Fairy nuff
NOT sure if this comes under the category of "every cloud has a silver lining" but Mary Andrews in Glassford, Lanarkshire, tells us: "Took the dog for a walk in Stonehouse Park. Ben, the dog, was off the lead. A wee boy about six or seven looked wary and asked if the dog would bite him. I said no, he was only a pup. The wee lad then told me he had lost a tooth.
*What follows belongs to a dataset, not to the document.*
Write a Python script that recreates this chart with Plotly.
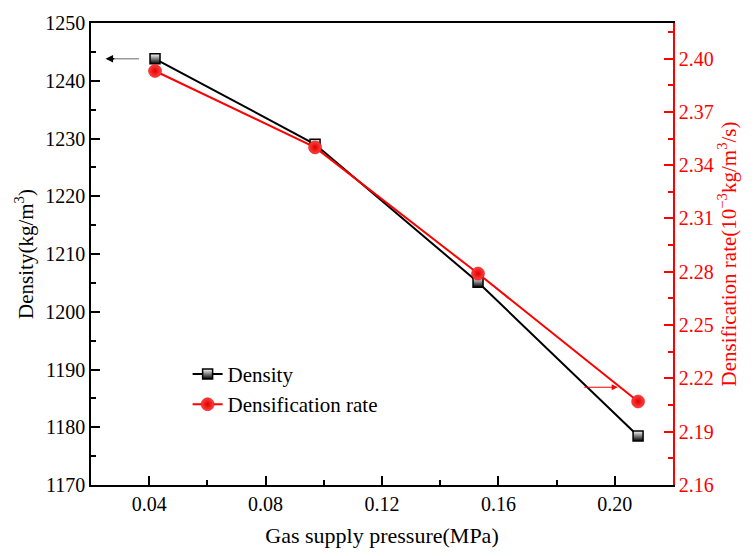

I asked if he had put it under his pillow for the tooth fairy. 'Naw', he said. 'My dad says that cause of Brexit that doesn’t happen any more'."
Sinking feeling
AND while on the subject of Brexit, after yesterday's University Boat Race, Andy Gilder muses: "The Boat Race as a Brexit metaphor - eighteen posh people seeing who can make something go backwards the fastest."
On the right track
OUR Diary stories about train trips to London reminds Sue Forsyth of boarding a Virgin train from London to Glasgow a few years ago where she was unable to take her seat as the coach she had a ticket for had been redesigned as a "comedy coach" with comedians on board publicising Virgin's sponsorship that year of the Glasgow Comedy Festival. Says Sue: "The train manager ushered me to a seat in the adjoining coach. I was unimpressed. Living in Glasgow you can witness comedy on a train any day of the week."
Model behaviour
YES the continuing hiccups in married life. Reader Sandy Lyall is a self-confessed car fanatic, and on a whim he phoned his local Audi garage to see if he could buy a toy model of his Audi A4 as he fancied having one on his office desk. The salesman said he would order one and phoned back a few days later when Sandy's wife answered the phone. Says Sandy: "The salesman telling her that the new Audi model I had ordered had arrived was greeted with near apoplexy as she told the salesman that I should never have ordered a £30,000 new car without consulting her."
A tip
AND talking of male drivers, a Glasgow reader heard a woman comment to her pals: "Someone should tell my husband that no one can hear him yelling driving tips at other drivers from inside our car."
Bunkered
GROWING old, continued. Says a reader from Stirling: "Having played in the opening game of the new golf season a week past on Saturday and a couple of rounds since, I have to admit that it is becoming easier to get the ball out of a bunker than getting me out after playing the shot."
Enbrace it
NEWS from America where Democratic candidate hopeful and former Vice President Joe Biden has made a video to apologise for hugging women inappropriately in the past. A contact in the States, Todd Levin, remarks: "Sorry, but I don't buy this 'I give inappropriate hugs because I'm from another generation' stuff. My mom is Joe Biden's age and I can't recall a single time she ever hugged me."
Leathered
THE American-based WWE wrestling bouts are as popular as ever it seems, with Scot Drew McIntyre, originally from Prestwick, one of the rising stars. Drew’s signature high-flying kick, named the Claymore Kick, is well known to wrestling fans. We just liked Drew’s explanation in a wrestling magazine this week at to how it came about. Said Drew: “I was running to give a big boot, which is basically when you run at somebody and kick them in the face and you stay standing while you do it. Unfortunately I was wearing extremely tight leather pants which were so tight, as I raised my foot to his head, I had to kick up the other leg or I would have torn my crotch and I kept rotating around and landed on the back of my own head. That’s the day the Claymore was created."